> **PROBLEM TO SOLVE**:
Below are some records: retype them all exactly, but not the pictures.

> **TASK INPUT**:
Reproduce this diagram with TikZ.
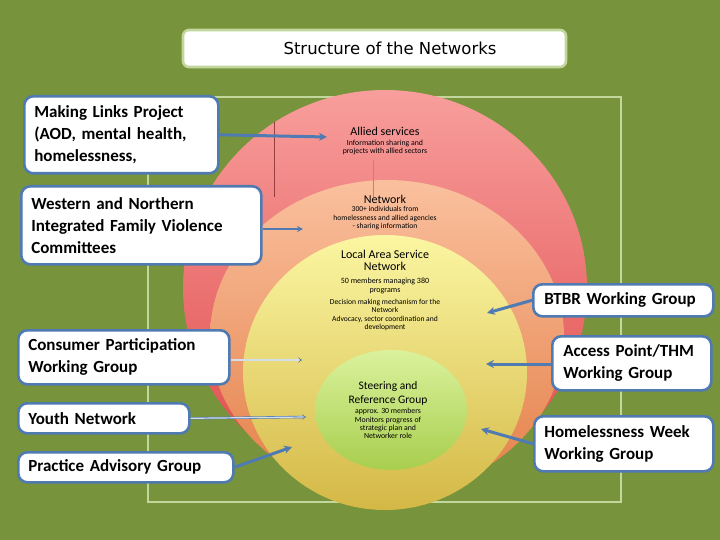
\documentclass[tikz,border=0pt]{standalone}
\usepackage{fontspec}
\setmainfont{Carlito}
\newfontfamily\titlefont{DejaVu Sans}
\usepackage{xcolor}
\usepackage{tikz}
\usetikzlibrary{arrows.meta,calc,positioning}
\definecolor{olivebg}{RGB}{119,147,60}
\definecolor{framegreen}{RGB}{195,214,155}
\definecolor{linkblue}{RGB}{79,122,178}
\definecolor{redtop}{RGB}{248,158,156}
\definecolor{redbot}{RGB}{222,72,72}
\definecolor{orangetop}{RGB}{250,192,158}
\definecolor{orangebot}{RGB}{228,128,72}
\definecolor{yellowtop}{RGB}{251,246,162}
\definecolor{yellowbot}{RGB}{212,184,70}
\definecolor{greentop}{RGB}{218,242,156}
\definecolor{greenbot}{RGB}{168,206,78}
\tikzset{
  groupBox/.style={draw=linkblue, line width=2.6pt, rounded corners=9pt, fill=white,
    anchor=north west, inner xsep=10pt, inner ysep=0pt, align=left,
    font=\fontsize{17}{22}\selectfont\bfseries},
  titleBox/.style={draw=framegreen, line width=2.6pt, rounded corners=6pt, fill=white,
    minimum width=383pt, minimum height=37pt},
  titleText/.style={font=\titlefont\fontsize{16.5}{18}\selectfont, inner sep=0pt},
  ringHead/.style={font=\fontsize{12}{12}\selectfont, align=center, inner sep=0pt},
  ringText/.style={font=\fontsize{7.8}{8.6}\selectfont, align=center, inner sep=0pt},
  linkArrow/.style={draw=linkblue, line width=3pt, -{Stealth[length=8pt,width=8pt]}},
  slimArrow/.style={draw=linkblue, line width=1.8pt, -{Stealth[length=6pt,width=6pt]}},
  dblArrow/.style={draw=linkblue, line width=0.6pt, double=linkblue!25, double distance=1.2pt,
    -{Implies}}
}

\begin{document}
\begin{tikzpicture}[x=1pt, y=-1pt]
  \fill[olivebg] (0,0) rectangle (720,540);
  % frame
  \draw[framegreen, line width=1.8pt] (148,97) rectangle (621,502);
  % nested rings
  \shade[top color=redtop, bottom color=redbot] (385,288) ellipse [x radius=202, y radius=198];
  \shade[top color=orangetop, bottom color=orangebot] (387,337) ellipse [x radius=177, y radius=157];
  \shade[top color=yellowtop, bottom color=yellowbot] (385,372.5) ellipse [x radius=142, y radius=137.5];
  \shade[top color=greentop, bottom color=greenbot] (391,410) ellipse [x radius=76, y radius=60];
  % stray rules
  \draw[red!45!black!75, line width=0.7pt] (274,122) -- (274,197);
  \draw[red!60!white, line width=0.7pt] (373,160) -- (373,197);
  % title
  \node[titleBox] (titlebox) at (374.5,48.5) {};
  \node[titleText] (title) at (390,48) {Structure of the Networks};
  % ring texts
  \node[ringHead] (allied) at (385,131) {Allied services};
  \node[ringText] (alliedtxt) at (385,147.5) {Information sharing and\\projects with allied sectors};
  \node[ringHead] (network) at (385,199) {Network};
  \node[ringText, font=\fontsize{7.6}{8.5}\selectfont] (networktxt) at (385,218.5)
    {300+ individuals from\\homelessness and allied agencies\\- sharing information};
  \node[ringHead] (lasn) at (385,260.5) {Local Area Service\\Network};
  \node[ringText, font=\fontsize{8}{9}\selectfont] (lasntxt) at (385,285.5) {50 members managing 380\\programs};
  \node[ringText, font=\fontsize{7.6}{8.1}\selectfont] (lasnrole) at (385,315)
    {Decision making mechanism for the\\Network\\Advocacy, sector coordination and\\development};
  \node[ringHead, font=\fontsize{11.5}{14}\selectfont] (steer) at (388,393) {Steering and\\Reference Group};
  \node[ringText, font=\fontsize{7.8}{8.3}\selectfont] (steertxt) at (388,423.5)
    {approx. 30 members\\Monitors progress of\\strategic plan and\\Networker role};
  % arrow ends
  \coordinate (tAllied) at (327,137);
  \coordinate (tNet) at (303,229);
  \coordinate (tCons) at (302,360);
  \coordinate (tYouth) at (306,417);
  \coordinate (tPrac) at (292,447);
  \coordinate (tBtbr) at (487,313);
  \coordinate (tAccess) at (486,364);
  \coordinate (tHomeW) at (481,429);
  % left groups
  \node[groupBox, text width=174pt, minimum height=77pt] (mlp) at (23,95)
    {Making Links Project\\(AOD, mental health,\\homelessness,};
  \node[groupBox, text width=220pt, minimum height=78pt] (wnc) at (20,185)
    {Western and Northern\\Integrated Family Violence\\Committees};
  \node[groupBox, text width=191pt, minimum height=54pt] (cpw) at (17,329)
    {Consumer Participation\\Working Group};
  \node[groupBox, text width=151pt, minimum height=30pt] (yn) at (17,402) {Youth Network};
  \node[groupBox, text width=195pt, minimum height=30pt] (pag) at (17,451) {Practice Advisory Group};
  % right groups
  \node[groupBox, inner xsep=11pt, text width=158pt, minimum height=32pt] (btbr) at (532,283)
    {BTBR Working Group};
  \node[groupBox, inner xsep=11pt, text width=137pt, minimum height=54pt] (apw) at (551,335)
    {Access Point/THM\\Working Group};
  \node[groupBox, text width=159pt, minimum height=55pt] (hww) at (533,415)
    {Homelessness Week\\Working Group};
  % links into the rings
  \draw[linkArrow] (mlp.east) -- (tAllied);
  \draw[slimArrow] (wnc.east |- tNet) -- (tNet);
  \draw[dblArrow] (cpw.east |- tCons) -- (tCons);
  \draw[dblArrow] (yn.east) -- (tYouth);
  \draw[linkArrow] (pag.east) -- (tPrac);
  \draw[linkArrow] (btbr.west) -- (tBtbr);
  \draw[linkArrow] (apw.west |- tAccess) -- (tAccess);
  \draw[linkArrow] (hww.west) -- (tHomeW);
\end{tikzpicture}
\end{document}
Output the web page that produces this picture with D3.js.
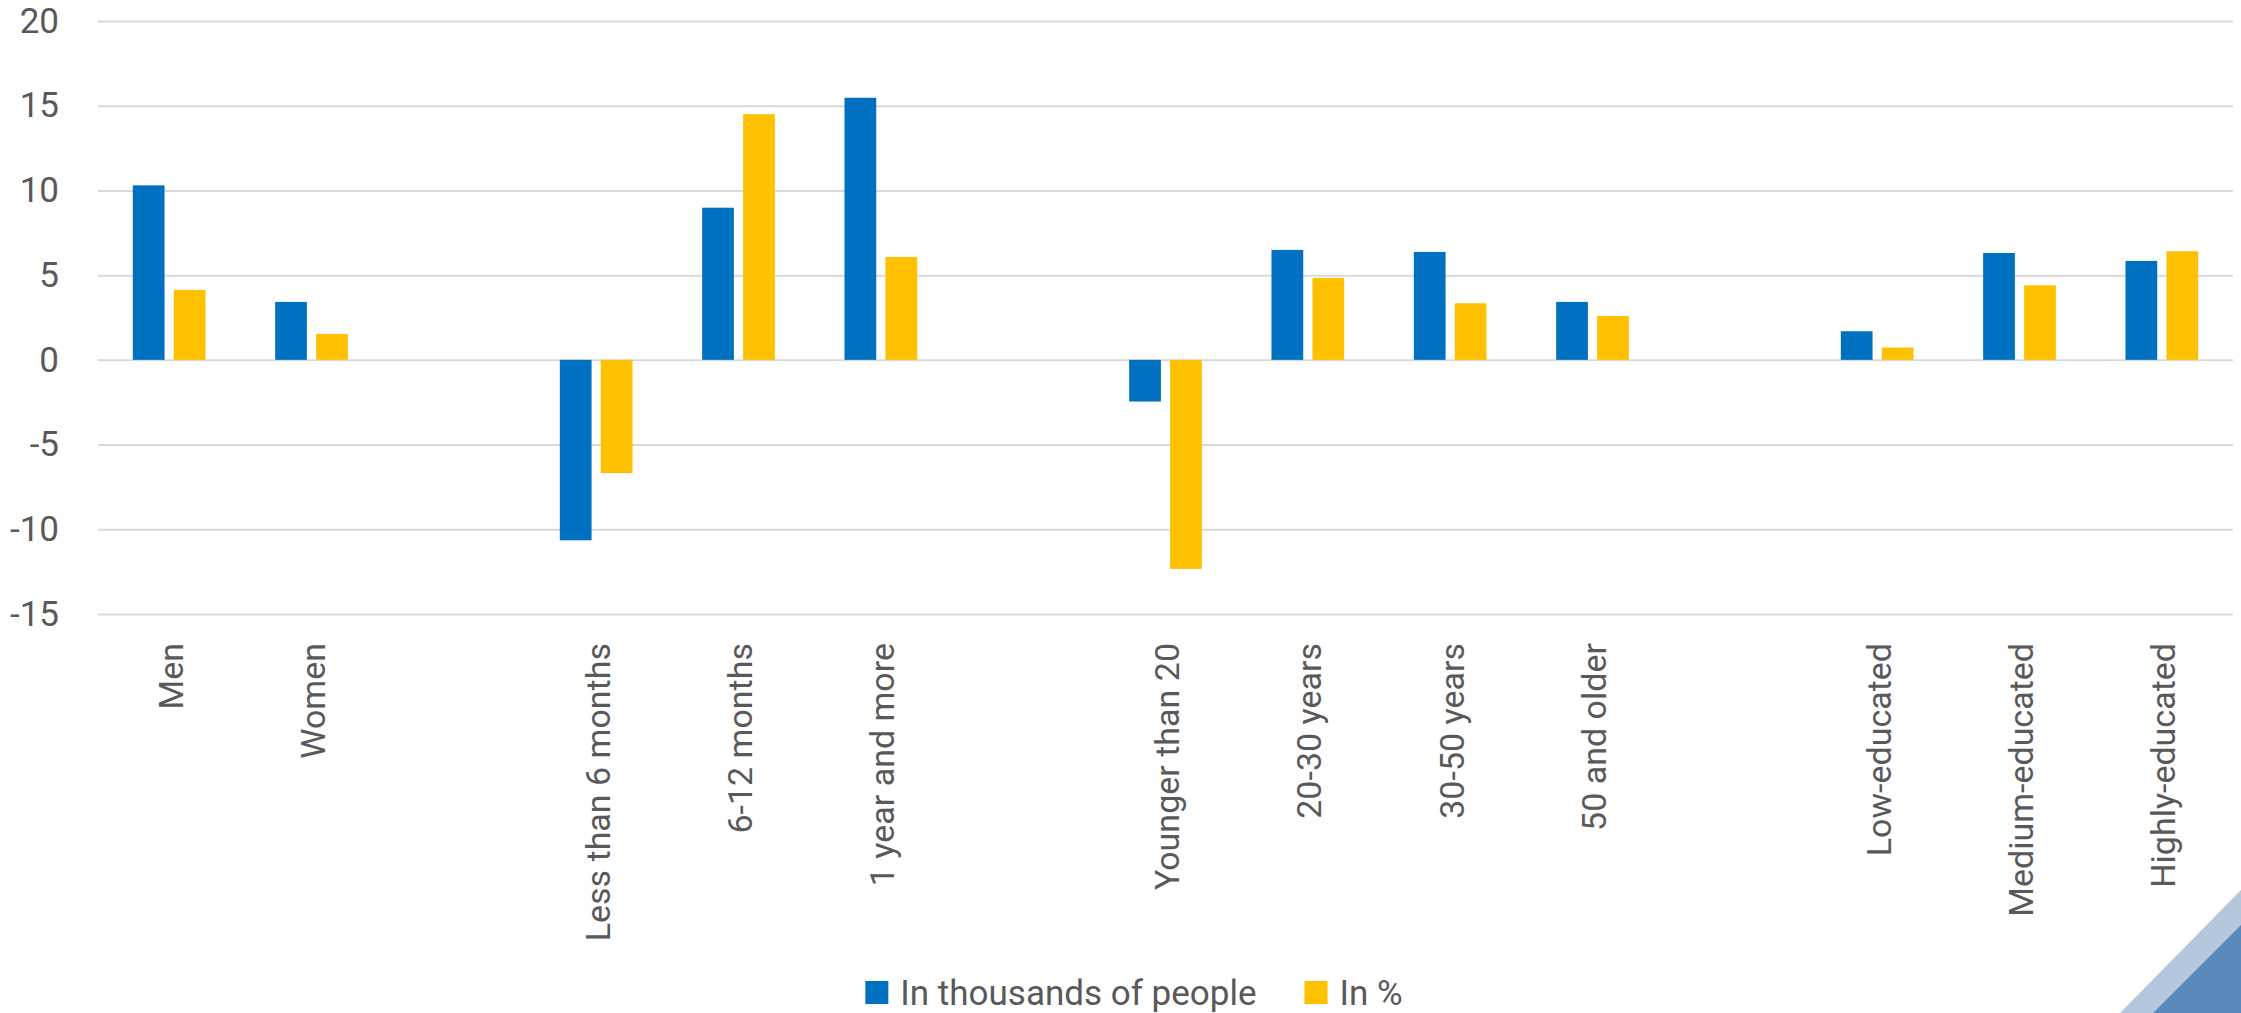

> **COMPLETED EXERCISE**:
Reproduce this diagram with TikZ.
\documentclass[tikz,border=0pt]{standalone}
\usepackage{fontspec}
\setmainfont{Carlito}
\newfontfamily\titlefont{DejaVu Sans}
\usepackage{xcolor}
\usepackage{tikz}
\usetikzlibrary{arrows.meta,calc,positioning}
\definecolor{olivebg}{RGB}{119,147,60}
\definecolor{framegreen}{RGB}{195,214,155}
\definecolor{linkblue}{RGB}{79,122,178}
\definecolor{redtop}{RGB}{248,158,156}
\definecolor{redbot}{RGB}{222,72,72}
\definecolor{orangetop}{RGB}{250,192,158}
\definecolor{orangebot}{RGB}{228,128,72}
\definecolor{yellowtop}{RGB}{251,246,162}
\definecolor{yellowbot}{RGB}{212,184,70}
\definecolor{greentop}{RGB}{218,242,156}
\definecolor{greenbot}{RGB}{168,206,78}
\tikzset{
  groupBox/.style={draw=linkblue, line width=2.6pt, rounded corners=9pt, fill=white,
    anchor=north west, inner xsep=10pt, inner ysep=0pt, align=left,
    font=\fontsize{17}{22}\selectfont\bfseries},
  titleBox/.style={draw=framegreen, line width=2.6pt, rounded corners=6pt, fill=white,
    minimum width=383pt, minimum height=37pt},
  titleText/.style={font=\titlefont\fontsize{16.5}{18}\selectfont, inner sep=0pt},
  ringHead/.style={font=\fontsize{12}{12}\selectfont, align=center, inner sep=0pt},
  ringText/.style={font=\fontsize{7.8}{8.6}\selectfont, align=center, inner sep=0pt},
  linkArrow/.style={draw=linkblue, line width=3pt, -{Stealth[length=8pt,width=8pt]}},
  slimArrow/.style={draw=linkblue, line width=1.8pt, -{Stealth[length=6pt,width=6pt]}},
  dblArrow/.style={draw=linkblue, line width=0.6pt, double=linkblue!25, double distance=1.2pt,
    -{Implies}}
}

\begin{document}
\begin{tikzpicture}[x=1pt, y=-1pt]
  \fill[olivebg] (0,0) rectangle (720,540);
  % frame
  \draw[framegreen, line width=1.8pt] (148,97) rectangle (621,502);
  % nested rings
  \shade[top color=redtop, bottom color=redbot] (385,288) ellipse [x radius=202, y radius=198];
  \shade[top color=orangetop, bottom color=orangebot] (387,337) ellipse [x radius=177, y radius=157];
  \shade[top color=yellowtop, bottom color=yellowbot] (385,372.5) ellipse [x radius=142, y radius=137.5];
  \shade[top color=greentop, bottom color=greenbot] (391,410) ellipse [x radius=76, y radius=60];
  % stray rules
  \draw[red!45!black!75, line width=0.7pt] (274,122) -- (274,197);
  \draw[red!60!white, line width=0.7pt] (373,160) -- (373,197);
  % title
  \node[titleBox] (titlebox) at (374.5,48.5) {};
  \node[titleText] (title) at (390,48) {Structure of the Networks};
  % ring texts
  \node[ringHead] (allied) at (385,131) {Allied services};
  \node[ringText] (alliedtxt) at (385,147.5) {Information sharing and\\projects with allied sectors};
  \node[ringHead] (network) at (385,199) {Network};
  \node[ringText, font=\fontsize{7.6}{8.5}\selectfont] (networktxt) at (385,218.5)
    {300+ individuals from\\homelessness and allied agencies\\- sharing information};
  \node[ringHead] (lasn) at (385,260.5) {Local Area Service\\Network};
  \node[ringText, font=\fontsize{8}{9}\selectfont] (lasntxt) at (385,285.5) {50 members managing 380\\programs};
  \node[ringText, font=\fontsize{7.6}{8.1}\selectfont] (lasnrole) at (385,315)
    {Decision making mechanism for the\\Network\\Advocacy, sector coordination and\\development};
  \node[ringHead, font=\fontsize{11.5}{14}\selectfont] (steer) at (388,393) {Steering and\\Reference Group};
  \node[ringText, font=\fontsize{7.8}{8.3}\selectfont] (steertxt) at (388,423.5)
    {approx. 30 members\\Monitors progress of\\strategic plan and\\Networker role};
  % arrow ends
  \coordinate (tAllied) at (327,137);
  \coordinate (tNet) at (303,229);
  \coordinate (tCons) at (302,360);
  \coordinate (tYouth) at (306,417);
  \coordinate (tPrac) at (292,447);
  \coordinate (tBtbr) at (487,313);
  \coordinate (tAccess) at (486,364);
  \coordinate (tHomeW) at (481,429);
  % left groups
  \node[groupBox, text width=174pt, minimum height=77pt] (mlp) at (23,95)
    {Making Links Project\\(AOD, mental health,\\homelessness,};
  \node[groupBox, text width=220pt, minimum height=78pt] (wnc) at (20,185)
    {Western and Northern\\Integrated Family Violence\\Committees};
  \node[groupBox, text width=191pt, minimum height=54pt] (cpw) at (17,329)
    {Consumer Participation\\Working Group};
  \node[groupBox, text width=151pt, minimum height=30pt] (yn) at (17,402) {Youth Network};
  \node[groupBox, text width=195pt, minimum height=30pt] (pag) at (17,451) {Practice Advisory Group};
  % right groups
  \node[groupBox, inner xsep=11pt, text width=158pt, minimum height=32pt] (btbr) at (532,283)
    {BTBR Working Group};
  \node[groupBox, inner xsep=11pt, text width=137pt, minimum height=54pt] (apw) at (551,335)
    {Access Point/THM\\Working Group};
  \node[groupBox, text width=159pt, minimum height=55pt] (hww) at (533,415)
    {Homelessness Week\\Working Group};
  % links into the rings
  \draw[linkArrow] (mlp.east) -- (tAllied);
  \draw[slimArrow] (wnc.east |- tNet) -- (tNet);
  \draw[dblArrow] (cpw.east |- tCons) -- (tCons);
  \draw[dblArrow] (yn.east) -- (tYouth);
  \draw[linkArrow] (pag.east) -- (tPrac);
  \draw[linkArrow] (btbr.west) -- (tBtbr);
  \draw[linkArrow] (apw.west |- tAccess) -- (tAccess);
  \draw[linkArrow] (hww.west) -- (tHomeW);
\end{tikzpicture}
\end{document}
Output the web page that produces this picture with D3.js.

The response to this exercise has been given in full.